Return nothing but the lines from the one with "Write the Altair code for this chart." through the one with "ys = alt.Scale(domain=[1.537, 31.447], nice=False, zero=False)" in the data below, word for word and without pictures.

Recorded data
━━━━━━━━━━━━━━━━
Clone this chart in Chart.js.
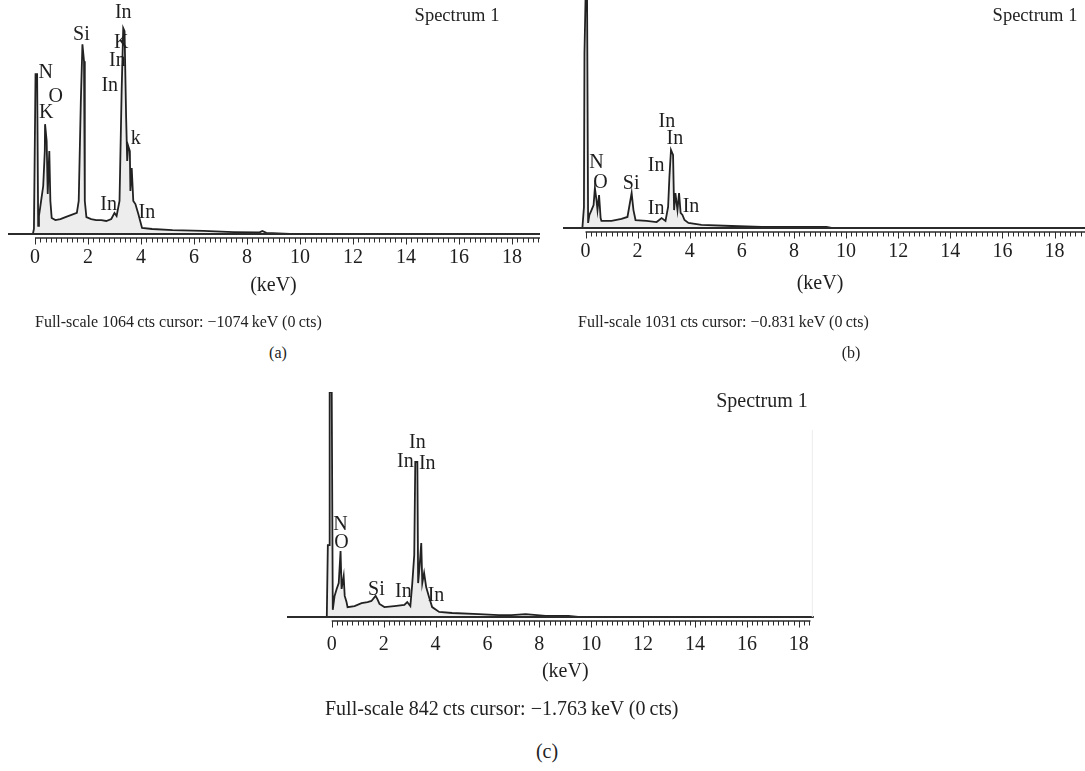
<!DOCTYPE html>
<html><head><meta charset="utf-8">
<script src="https://cdn.jsdelivr.net/npm/chart.js@4.4.1/dist/chart.umd.min.js"></script>
<style>
body{margin:0;background:#fff;width:1085px;height:771px;position:relative;overflow:hidden;font-family:"Liberation Serif","Times New Roman",serif;color:#222;}
.c{position:absolute;}
.t{position:absolute;font-size:20px;white-space:nowrap;line-height:1;}
.m{transform:translate(-50%,-50%);}
.l{transform:translate(0,-50%);}
.s{font-size:16px;}
.sp{font-size:18.5px;}
</style></head><body>
<div class="c" style="left:0;top:0;width:545px;height:322px"><canvas id="ca"></canvas></div>
<div class="c" style="left:556px;top:0;width:529px;height:316px"><canvas id="cb"></canvas></div>
<div class="c" style="left:280px;top:380px;width:545px;height:333px"><canvas id="cc"></canvas></div>

<div class="t m sp" style="left:457px;top:15px">Spectrum 1</div>
<div class="t m sp" style="left:1035px;top:15px">Spectrum 1</div>
<div class="t m" style="left:762px;top:400px">Spectrum 1</div>
<div class="t l s" style="left:35px;top:322px">Full-scale 1064&#8201;cts cursor: &#8722;1074&#8201;keV (0&#8201;cts)</div>
<div class="t l s" style="left:578px;top:322px">Full-scale 1031&#8201;cts cursor: &#8722;0.831&#8201;keV (0&#8201;cts)</div>
<div class="t l" style="left:325px;top:708px">Full-scale 842&#8201;cts cursor: &#8722;1.763&#8201;keV (0&#8201;cts)</div>
<div class="t m s" style="left:278px;top:353px">(a)</div>
<div class="t m s" style="left:851px;top:353px">(b)</div>
<div class="t m" style="left:547px;top:751px">(c)</div>

<script>
// ---- data (energy in keV, intensity in counts) ----
const tickValues = [0, 2, 4, 6, 8, 10, 12, 14, 16, 18];

const keV_a = [-0.08,-0.04,0.02,0.08,0.12,0.15,0.23,0.31,0.37,0.38,0.44,0.48,0.54,0.58,0.63,0.77,0.96,1.15,1.35,1.58,1.65,1.73,1.79,1.85,1.88,1.94,2.12,2.31,2.50,2.69,2.88,3.00,3.08,3.19,3.27,3.33,3.38,3.44,3.48,3.52,3.58,3.60,3.65,3.71,3.79,3.90,4.04,4.42,5.19,6.35,7.50,8.46,8.58,8.73,9.62];
const counts_a = [0,23,736,736,37,83,152,221,382,506,428,184,382,152,74,64,69,78,87,97,152,612,874,796,152,78,69,64,64,60,69,97,83,152,658,948,934,534,336,405,382,198,304,152,138,92,28,23,18,14,9,7,14,5,0];

const keV_b = [-0.12,-0.06,-0.04,0.00,0.06,0.10,0.15,0.23,0.31,0.36,0.42,0.46,0.52,0.58,0.61,1.00,1.38,1.61,1.69,1.77,1.84,1.92,2.34,2.73,2.92,3.07,3.17,3.22,3.28,3.36,3.40,3.45,3.53,3.59,3.65,3.72,3.80,3.95,4.45,5.60,6.76,7.91,9.25,9.44];
const counts_b = [0,95,791,1031,1031,23,59,81,104,181,127,81,149,45,32,32,41,50,104,158,81,36,32,27,45,32,95,231,353,330,81,158,81,158,68,59,36,23,14,9,5,5,5,0];

const keV_c = [-0.19,-0.15,-0.10,-0.08,0.00,0.04,0.11,0.19,0.27,0.34,0.38,0.46,0.50,0.57,0.61,0.88,1.15,1.38,1.53,1.69,1.76,1.84,2.03,2.41,2.80,2.91,3.03,3.10,3.18,3.22,3.30,3.33,3.39,3.45,3.49,3.56,3.64,3.75,3.87,4.14,4.64,5.67,6.44,6.93,7.47,8.24,9.12,9.50];
const counts_c = [0,269,269,842,842,27,79,105,127,247,105,153,79,56,37,41,52,56,60,79,67,49,37,41,45,56,41,120,232,580,580,127,194,277,127,165,112,75,37,19,15,11,7,7,11,4,4,0];

// peak labels (text, keV, counts)
const peakText_a = ['N','O','K','Si','In','K','In','In','k','In','In'];
const peakKeV_a = [0.40,0.78,0.42,1.75,3.33,3.25,3.11,2.82,3.80,2.78,4.22];
const peakCts_a = [745,630,557,920,1017,883,800,685,437,133,97];

const peakText_b = ['N','O','Si','In','In','In','In','In'];
const peakKeV_b = [0.42,0.57,1.75,3.12,3.43,2.71,2.71,4.05];
const peakCts_b = [294,203,199,479,402,280,86,95];

const peakText_c = ['N','O','Si','In','In','In','In','In'];
const peakKeV_c = [0.34,0.38,1.72,3.30,2.84,3.68,2.76,4.02];
const peakCts_c = [344,277,101,651,580,572,94,79];

const FONT = '"Liberation Serif","Times New Roman",serif';

const deco = {
  id: 'deco',
  afterDatasetsDraw(chart, args, o) {
    const {ctx, chartArea: ca, scales: {x, y}} = chart;
    const yb = ca.bottom;
    ctx.save();
    ctx.strokeStyle = '#2b2b2b';
    // base axis line
    ctx.lineWidth = 2;
    ctx.beginPath(); ctx.moveTo(ca.left, yb); ctx.lineTo(ca.right, yb); ctx.stroke();
    if (o.frameRight) {
      ctx.strokeStyle = '#ececec'; ctx.lineWidth = 1;
      ctx.beginPath(); ctx.moveTo(ca.right - 1.5, yb); ctx.lineTo(ca.right - 1.5, y.getPixelForValue(o.frameTop)); ctx.stroke();
      ctx.strokeStyle = '#2b2b2b';
    }
    // tick ruler
    const ty = yb + o.gap;
    const x0 = x.getPixelForValue(0);
    const lim = o.rulerEnd || x.max;
    ctx.lineWidth = 1.3;
    ctx.beginPath(); ctx.moveTo(x0, ty); ctx.lineTo(x.getPixelForValue(lim), ty); ctx.stroke();
    ctx.lineWidth = 1;
    for (let i = 0; i * 0.2 <= lim + 1e-9; i++) {
      const px = Math.round(x.getPixelForValue(i * 0.2)) + 0.5;
      const len = (i % 10 === 0) ? 6.5 : 4.5;
      ctx.beginPath(); ctx.moveTo(px, ty); ctx.lineTo(px, ty + len); ctx.stroke();
    }
    // peak labels
    ctx.fillStyle = '#1e1e1e';
    ctx.font = '20px ' + FONT;
    ctx.textAlign = 'center';
    ctx.textBaseline = 'middle';
    o.text.forEach((t, i) => ctx.fillText(t, x.getPixelForValue(o.kev[i]), y.getPixelForValue(o.cts[i])));
    // axis title
    ctx.fillText('(keV)', x.getPixelForValue(9), yb + o.titleOffset);
    ctx.restore();
  }
};

function makeChart(id, kev, cts, full, xmin, xmax, pad, tickPad, deco_opts) {
  const pts = kev.map((k, i) => ({x: k, y: cts[i]}));
  return new Chart(document.getElementById(id), {
    type: 'line',
    data: {datasets: [{
      data: pts,
      borderColor: '#222',
      borderWidth: 1.8,
      backgroundColor: 'rgba(0,0,0,0.07)',
      fill: 'origin',
      pointRadius: 0,
      tension: 0
    }]},
    options: {
      responsive: true,
      maintainAspectRatio: false,
      animation: false,
      events: [],
      layout: {padding: pad},
      plugins: {legend: {display: false}, tooltip: {enabled: false}, deco: deco_opts},
      scales: {
        x: {
          type: 'linear', min: xmin, max: xmax,
          afterBuildTicks: (s) => { s.ticks = tickValues.map(v => ({value: v})); },
          grid: {display: false, drawTicks: false},
          border: {display: false},
          ticks: {padding: tickPad, autoSkip: false, maxRotation: 0, color: '#1e1e1e',
                  font: {family: FONT, size: 20}}
        },
        y: {type: 'linear', min: 0, max: full, display: false}
      }
    },
    plugins: [deco]
  });
}

makeChart('ca', keV_a, counts_a, 1064, -1.019, 19.06, {left: 8, right: 5, top: 3, bottom: 40}, 12,
  {gap: 4, titleOffset: 52, text: peakText_a, kev: peakKeV_a, cts: peakCts_a});
makeChart('cb', keV_b, counts_b, 1031, -0.864, 19.17, {left: 7, right: 0, top: 0, bottom: 40}, 12,
  {gap: 4, titleOffset: 56, text: peakText_b, kev: peakKeV_b, cts: peakCts_b});
makeChart('cc', keV_c, counts_c, 842, -1.724, 18.58, {left: 7, right: 8, top: 12, bottom: 40}, 16,
  {gap: 4, titleOffset: 55, text: peakText_c, kev: peakKeV_c, cts: peakCts_c, frameRight: true, frameTop: 700, rulerEnd: 18.45});
</script>
</body></html>
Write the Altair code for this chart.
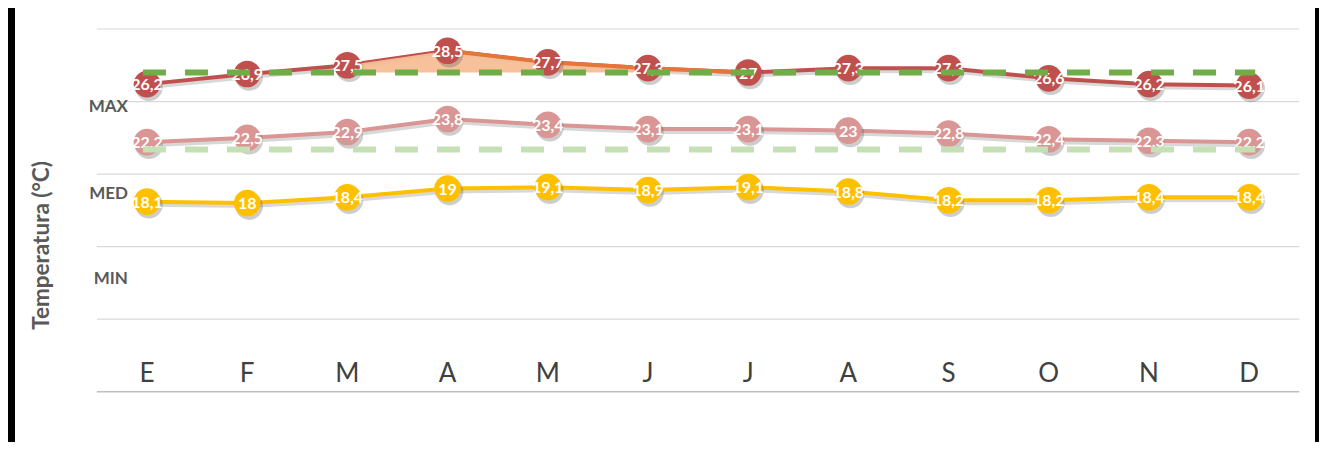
import altair as alt
import pandas as pd

# ---- data ----
months = ["E", "F", "M", "A", "M", "J", "J", "A", "S", "O", "N", "D"]
t_max = [26.2, 26.9, 27.5, 28.5, 27.7, 27.3, 27.0, 27.3, 27.3, 26.6, 26.2, 26.1]
t_med = [22.2, 22.5, 22.9, 23.8, 23.4, 23.1, 23.1, 23.0, 22.8, 22.4, 22.3, 22.2]
t_min = [18.1, 18.0, 18.4, 19.0, 19.1, 18.9, 19.1, 18.8, 18.2, 18.2, 18.4, 18.4]
ref_max = 27.0
ref_med = 21.7
ref_span = [-0.04, 11.06]
area_idx = [2, 3, 4, 5, 6]
area_line_idx = [3, 4, 5, 6]
band_labels = ["MAX", "MED", "MIN"]
band_label_y = [24.65, 18.63, 12.77]
grid_vals = [5, 10, 15, 20, 25, 30]
grid_colors = ["#bfbfbf", "#d9d9d9", "#d9d9d9", "#d9d9d9", "#d9d9d9", "#e4e4e4"]
axis_title = "Temperatura (°C)"

FONT = "Lato"
xs = alt.Scale(domain=[-1.317, 11.657], nice=False, zero=False)
ys = alt.Scale(domain=[1.537, 31.447], nice=False, zero=False)


def X(f):
    return alt.X(f, type="quantitative", scale=xs, axis=None)


def Y(f):
    return alt.Y(f, type="quantitative", scale=ys, axis=None)


def fmt(v):
    return f"{v:g}".replace(".", ",")


def series_df(vals):
    return pd.DataFrame({"i": list(range(len(vals))), "v": vals,
                         "lab": [fmt(v) for v in vals]})


grid_df = pd.DataFrame({"v": grid_vals, "x0": -0.5, "x1": 11.5, "c": grid_colors})
grid = alt.Chart(grid_df).mark_rule(strokeWidth=1.3).encode(
    x=X("x0"), x2="x1", y=Y("v"), color=alt.Color("c:N", scale=None))


def series_layers(vals, color):
    d = series_df(vals)
    base = alt.Chart(d)
    shadow_line = base.mark_line(color="#7f7f7f", opacity=0.3, strokeWidth=4,
                                 xOffset=2, yOffset=3).encode(x=X("i"), y=Y("v"))
    line = base.mark_line(color=color, strokeWidth=4).encode(x=X("i"), y=Y("v"))
    return shadow_line, line


def marker_layers(vals, color):
    d = series_df(vals)
    base = alt.Chart(d)
    shadow = base.mark_circle(size=760, color="#5a5a5a", opacity=0.3,
                              xOffset=2, yOffset=3).encode(x=X("i"), y=Y("v"))
    dots = base.mark_circle(size=710, color=color, opacity=1).encode(x=X("i"), y=Y("v"))
    labels = base.mark_text(font=FONT, fontSize=16, fontWeight="bold", color="white",
                            align="center", baseline="middle", dy=1).encode(
        x=X("i"), y=Y("v"), text="lab:N")
    return [shadow, dots, labels]


C_MAX = "#C0504D"
C_MED = "#D99694"
C_MIN = "#FFC000"

sl_max, l_max = series_layers(t_max, C_MAX)
sl_med, l_med = series_layers(t_med, C_MED)
sl_min, l_min = series_layers(t_min, C_MIN)

area_df = pd.DataFrame({"i": area_idx, "top": [t_max[k] for k in area_idx], "base": ref_max})
area = alt.Chart(area_df).mark_area(color="#F5BE96", opacity=0.95).encode(
    x=X("i"), y=Y("top"), y2="base")
aline_df = pd.DataFrame({"i": area_line_idx, "v": [t_max[k] for k in area_line_idx]})
aline = alt.Chart(aline_df).mark_line(color="#E5763A", strokeWidth=4).encode(x=X("i"), y=Y("v"))

ref_df = pd.DataFrame({"v": [ref_max, ref_med], "x0": ref_span[0], "x1": ref_span[1],
                       "c": ["#70AD47", "#C5E0B4"]})
refs = alt.Chart(ref_df).mark_rule(strokeWidth=6, strokeDash=[23, 19]).encode(
    x=X("x0"), x2="x1", y=Y("v"), color=alt.Color("c:N", scale=None))

month_df = pd.DataFrame({"i": list(range(12)), "m": months, "v": 6.2})
month_txt = alt.Chart(month_df).mark_text(font=FONT, fontSize=26, color="#404040",
                                          align="center", baseline="middle").encode(
    x=X("i"), y=Y("v"), text="m:N")

band_df = pd.DataFrame({"t": band_labels, "v": band_label_y, "i": -0.19})
band_txt = alt.Chart(band_df).mark_text(font=FONT, fontSize=17, fontWeight="bold",
                                        color="#595959", align="right", baseline="middle").encode(
    x=X("i"), y=Y("v"), text="t:N")

title_df = pd.DataFrame({"t": [axis_title], "i": [-1.045], "v": [15.08]})
title_txt = alt.Chart(title_df).mark_text(font=FONT, fontSize=22.5, fontWeight="bold",
                                          color="#595959", angle=270, align="center",
                                          baseline="middle").encode(
    x=X("i"), y=Y("v"), text="t:N")

layers = [grid, sl_max, sl_med, sl_min, l_min, l_med, l_max, area, aline]
layers += marker_layers(t_min, C_MIN)
layers += marker_layers(t_med, C_MED)
layers += marker_layers(t_max, C_MAX)
layers += [refs, month_txt, band_txt, title_txt]

chart = alt.layer(*layers).properties(
    width=1300, height=434,
    padding={"left": 7, "top": 0, "right": 4, "bottom": 0},
    autosize=alt.AutoSizeParams(type="none"),
    background="black",
).configure_view(fill="white", strokeWidth=0)

chart.save("out.html", embed_options={"renderer": "svg", "actions": False})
━━━━━━━━━━━━━━━━
*ANSWER TO THIS PROBLEM*
Write the Altair code for this chart.
import altair as alt
import pandas as pd

# ---- data ----
months = ["E", "F", "M", "A", "M", "J", "J", "A", "S", "O", "N", "D"]
t_max = [26.2, 26.9, 27.5, 28.5, 27.7, 27.3, 27.0, 27.3, 27.3, 26.6, 26.2, 26.1]
t_med = [22.2, 22.5, 22.9, 23.8, 23.4, 23.1, 23.1, 23.0, 22.8, 22.4, 22.3, 22.2]
t_min = [18.1, 18.0, 18.4, 19.0, 19.1, 18.9, 19.1, 18.8, 18.2, 18.2, 18.4, 18.4]
ref_max = 27.0
ref_med = 21.7
ref_span = [-0.04, 11.06]
area_idx = [2, 3, 4, 5, 6]
area_line_idx = [3, 4, 5, 6]
band_labels = ["MAX", "MED", "MIN"]
band_label_y = [24.65, 18.63, 12.77]
grid_vals = [5, 10, 15, 20, 25, 30]
grid_colors = ["#bfbfbf", "#d9d9d9", "#d9d9d9", "#d9d9d9", "#d9d9d9", "#e4e4e4"]
axis_title = "Temperatura (°C)"

FONT = "Lato"
xs = alt.Scale(domain=[-1.317, 11.657], nice=False, zero=False)
ys = alt.Scale(domain=[1.537, 31.447], nice=False, zero=False)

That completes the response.